Website Accessibility
We believe in equal access for all transgender people, and work hard to make everything we do as accessible as we can with the resources we have.
We’ve redesigned our website to improve accessibility
- We did a lot of testing.
- We carried out a complete website redesign.
- We’ve updated header structures on our 48 pages and 220 posts, so that accessibility devices can tell what’s important on a page and what order to read things in.
- We installed and adjusted a super accessibility-friendly main menu.
- We’ve done heaps of titles and alt-text tagging on images, so a screen reader can tell a website user what the picture is for or what’s happening in the picture.

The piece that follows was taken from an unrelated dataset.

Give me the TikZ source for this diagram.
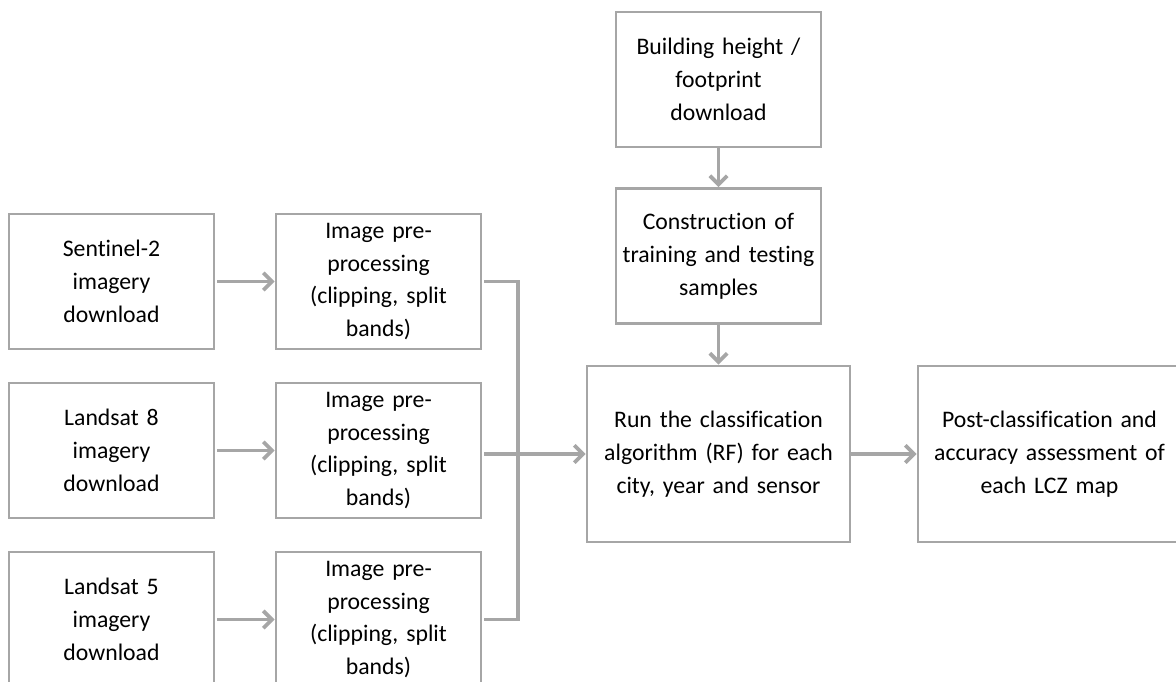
\documentclass[tikz,border=0pt]{standalone}
\usepackage{fontspec}
\setmainfont{Carlito}[WordSpace=0.75,Ligatures=CommonOff]
\usetikzlibrary{arrows.meta}
\definecolor{boxgray}{RGB}{166,166,166}

\begin{document}
\begin{tikzpicture}[x=0.75pt,y=-0.75pt,
  box/.style={draw=boxgray,line width=2.2pt,minimum width=153.75pt,minimum height=101.25pt,
    inner sep=0pt,text width=150pt,align=center,font=\fontsize{17.8}{24.6}\selectfont},
  bigbox/.style={box,minimum width=197.25pt,minimum height=132pt,text width=192pt},
  link/.style={draw=boxgray,line width=2.8pt,shorten <=1.5pt},
  arr/.style={link,-{Straight Barb[length=6.5pt,width=13pt]}}]
% page is the reference frame; the bottom row and the last box run off it
\useasboundingbox (0,0) rectangle (1176,681);
\fill[white] (0,0) rectangle (1176,681);
\clip (0,0) rectangle (1176,681);
% sources
\node[box] (sen) at (111.5,281.5) {Sentinel-2\\imagery\\download};
\node[box] (ls8) at (111.5,450.5) {Landsat 8\\imagery\\download};
\node[box] (ls5) at (111.5,619.5) {Landsat 5\\imagery\\download};
% pre-processing
\node[box] (presen) at (378.5,281.5) {Image pre-\\processing\\(clipping, split\\bands)};
\node[box] (prels8) at (378.5,450.5) {Image pre-\\processing\\(clipping, split\\bands)};
\node[box] (prels5) at (378.5,619.5) {Image pre-\\processing\\(clipping, split\\bands)};
% samples and classification
\node[box] (bldg) at (718.5,79.5) {Building height /\\footprint\\download};
\node[box] (samples) at (718.5,256) {Construction of\\training and testing\\samples};
\node[bigbox] (rf) at (718.5,454) {Run the classification\\algorithm (RF) for each\\city, year and sensor};
\node[bigbox] (post) at (1049.5,454) {Post-classification and\\accuracy assessment of\\each LCZ map};
\coordinate (bus) at (518,454);
\draw[arr] (sen) -- (presen);
\draw[arr] (ls8) -- (prels8);
\draw[arr] (ls5) -- (prels5);
\draw[link] (presen.east) -| (bus);
\draw[link] (prels5.east) -| (bus);
\draw[arr] (prels8.east |- rf.west) -- (rf.west);
\draw[arr,shorten <=0pt] (bldg) -- (samples);
\draw[arr,shorten <=0pt] (samples) -- (rf);
\draw[arr,shorten <=0pt] (rf) -- (post);
\end{tikzpicture}
\end{document}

- We’ve gone through and adjusted the contrast in areas where things were harder to see for people with low sight.
- We’ve made many different elements work well for keyboard-only navigation.
- We’ve changed the layout of most pages, so they won’t get messed up if the text size is increased by 200%.
- We’ve removed our language translation widget and replaced it with a function which automatically detects the language your browser is using.
- We’ve added a new accessibility menu.
What the accessibility menu allows website users to do
- Easily switch to keyboard navigation rather than using a mouse.
- Resize text.
- Change to a dyslexia-friendly font.
- Change the colour of the background and text.
- Highlight all links on a page.
- Invert the colours on a page.
- Save the chosen settings for our website.
- Clear those settings.
Further accessibility
Our website does still need some work – it’s quite complex as far as rainbow organisation websites go. It contains a lot of information and different data structures, over 200 documents, and over 2,000 images. We also built it ourselves, and do all our own maintenance, so it does take time to learn how to fix something before fixing it. However, we’ll keep chipping away at it, and we won’t make the same accessibility mistakes in the future!